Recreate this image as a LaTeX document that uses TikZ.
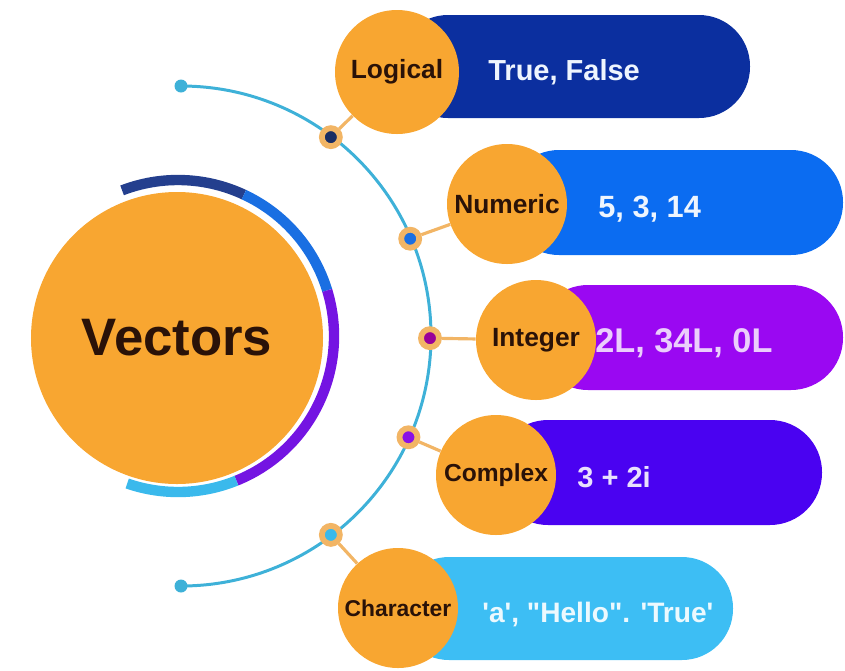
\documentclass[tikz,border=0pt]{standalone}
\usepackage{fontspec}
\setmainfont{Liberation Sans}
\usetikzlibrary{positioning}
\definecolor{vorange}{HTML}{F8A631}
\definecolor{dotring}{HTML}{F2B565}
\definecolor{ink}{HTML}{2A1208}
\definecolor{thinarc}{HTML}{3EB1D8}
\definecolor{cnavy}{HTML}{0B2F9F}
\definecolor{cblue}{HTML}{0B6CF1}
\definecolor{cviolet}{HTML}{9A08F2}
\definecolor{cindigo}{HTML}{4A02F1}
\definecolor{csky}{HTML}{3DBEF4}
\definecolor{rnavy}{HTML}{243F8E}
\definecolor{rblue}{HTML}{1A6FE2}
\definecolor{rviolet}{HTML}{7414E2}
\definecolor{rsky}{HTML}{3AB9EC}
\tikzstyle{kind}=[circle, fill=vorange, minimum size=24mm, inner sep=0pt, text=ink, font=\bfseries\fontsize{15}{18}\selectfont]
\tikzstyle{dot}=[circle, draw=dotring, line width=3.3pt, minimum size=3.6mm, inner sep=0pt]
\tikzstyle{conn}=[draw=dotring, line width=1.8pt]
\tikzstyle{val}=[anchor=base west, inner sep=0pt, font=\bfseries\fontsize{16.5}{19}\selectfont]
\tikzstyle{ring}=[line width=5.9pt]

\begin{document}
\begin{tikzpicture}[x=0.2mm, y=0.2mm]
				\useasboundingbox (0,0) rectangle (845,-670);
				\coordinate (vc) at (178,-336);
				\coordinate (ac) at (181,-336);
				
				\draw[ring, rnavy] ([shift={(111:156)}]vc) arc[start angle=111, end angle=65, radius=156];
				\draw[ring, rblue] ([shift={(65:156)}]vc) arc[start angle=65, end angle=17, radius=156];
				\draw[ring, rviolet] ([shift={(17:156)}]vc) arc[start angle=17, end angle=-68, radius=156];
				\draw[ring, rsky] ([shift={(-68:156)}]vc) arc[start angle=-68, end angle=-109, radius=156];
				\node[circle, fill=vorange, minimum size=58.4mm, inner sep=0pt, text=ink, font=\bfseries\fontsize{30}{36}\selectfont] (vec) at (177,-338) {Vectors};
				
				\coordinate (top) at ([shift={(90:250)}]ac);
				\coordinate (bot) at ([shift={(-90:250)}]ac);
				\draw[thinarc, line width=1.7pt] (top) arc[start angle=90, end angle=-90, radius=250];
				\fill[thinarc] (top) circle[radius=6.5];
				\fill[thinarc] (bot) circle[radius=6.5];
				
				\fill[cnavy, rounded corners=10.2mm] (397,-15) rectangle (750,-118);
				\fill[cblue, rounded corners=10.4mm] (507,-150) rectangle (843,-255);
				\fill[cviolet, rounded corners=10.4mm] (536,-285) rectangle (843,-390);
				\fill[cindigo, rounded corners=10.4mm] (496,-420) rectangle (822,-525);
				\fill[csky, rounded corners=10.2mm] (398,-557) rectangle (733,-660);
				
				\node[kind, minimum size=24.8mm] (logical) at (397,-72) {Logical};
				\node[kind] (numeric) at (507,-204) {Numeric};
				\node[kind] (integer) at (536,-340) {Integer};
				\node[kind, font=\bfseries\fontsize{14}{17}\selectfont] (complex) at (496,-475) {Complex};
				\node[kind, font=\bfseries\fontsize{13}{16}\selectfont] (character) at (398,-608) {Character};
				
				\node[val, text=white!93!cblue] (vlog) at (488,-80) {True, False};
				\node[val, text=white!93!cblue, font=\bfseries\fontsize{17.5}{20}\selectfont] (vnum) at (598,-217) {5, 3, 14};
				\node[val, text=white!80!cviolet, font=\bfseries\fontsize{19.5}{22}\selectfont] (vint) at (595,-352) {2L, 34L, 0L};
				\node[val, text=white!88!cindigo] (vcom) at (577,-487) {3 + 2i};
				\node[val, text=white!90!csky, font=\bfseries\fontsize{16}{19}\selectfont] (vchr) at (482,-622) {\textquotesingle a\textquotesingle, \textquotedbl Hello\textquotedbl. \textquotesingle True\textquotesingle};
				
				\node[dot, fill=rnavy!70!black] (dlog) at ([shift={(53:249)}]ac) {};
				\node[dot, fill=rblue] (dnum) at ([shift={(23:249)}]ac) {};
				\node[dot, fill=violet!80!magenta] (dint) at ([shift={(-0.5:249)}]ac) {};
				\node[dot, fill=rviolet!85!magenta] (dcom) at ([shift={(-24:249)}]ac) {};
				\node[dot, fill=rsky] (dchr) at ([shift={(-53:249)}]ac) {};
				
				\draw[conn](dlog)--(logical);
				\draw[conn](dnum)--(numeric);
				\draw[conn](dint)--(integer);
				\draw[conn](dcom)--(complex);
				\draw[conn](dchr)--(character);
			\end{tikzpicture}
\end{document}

_ _ _

## Task description
Take the lines from the start of the material to the line with "minimum size=58.4mm, inner", both included, and transcribe them exactly without the pictures.

## Exercise solution
Recreate this image as a LaTeX document that uses TikZ.
\documentclass[tikz,border=0pt]{standalone}
\usepackage{fontspec}
\setmainfont{Liberation Sans}
\usetikzlibrary{positioning}
\definecolor{vorange}{HTML}{F8A631}
\definecolor{dotring}{HTML}{F2B565}
\definecolor{ink}{HTML}{2A1208}
\definecolor{thinarc}{HTML}{3EB1D8}
\definecolor{cnavy}{HTML}{0B2F9F}
\definecolor{cblue}{HTML}{0B6CF1}
\definecolor{cviolet}{HTML}{9A08F2}
\definecolor{cindigo}{HTML}{4A02F1}
\definecolor{csky}{HTML}{3DBEF4}
\definecolor{rnavy}{HTML}{243F8E}
\definecolor{rblue}{HTML}{1A6FE2}
\definecolor{rviolet}{HTML}{7414E2}
\definecolor{rsky}{HTML}{3AB9EC}
\tikzstyle{kind}=[circle, fill=vorange, minimum size=24mm, inner sep=0pt, text=ink, font=\bfseries\fontsize{15}{18}\selectfont]
\tikzstyle{dot}=[circle, draw=dotring, line width=3.3pt, minimum size=3.6mm, inner sep=0pt]
\tikzstyle{conn}=[draw=dotring, line width=1.8pt]
\tikzstyle{val}=[anchor=base west, inner sep=0pt, font=\bfseries\fontsize{16.5}{19}\selectfont]
\tikzstyle{ring}=[line width=5.9pt]

\begin{document}
\begin{tikzpicture}[x=0.2mm, y=0.2mm]
				\useasboundingbox (0,0) rectangle (845,-670);
				\coordinate (vc) at (178,-336);
				\coordinate (ac) at (181,-336);
				
				\draw[ring, rnavy] ([shift={(111:156)}]vc) arc[start angle=111, end angle=65, radius=156];
				\draw[ring, rblue] ([shift={(65:156)}]vc) arc[start angle=65, end angle=17, radius=156];
				\draw[ring, rviolet] ([shift={(17:156)}]vc) arc[start angle=17, end angle=-68, radius=156];
				\draw[ring, rsky] ([shift={(-68:156)}]vc) arc[start angle=-68, end angle=-109, radius=156];
				\node[circle, fill=vorange, minimum size=58.4mm, inner sep=0pt, text=ink, font=\bfseries\fontsize{30}{36}\selectfont] (vec) at (177,-338) {Vectors};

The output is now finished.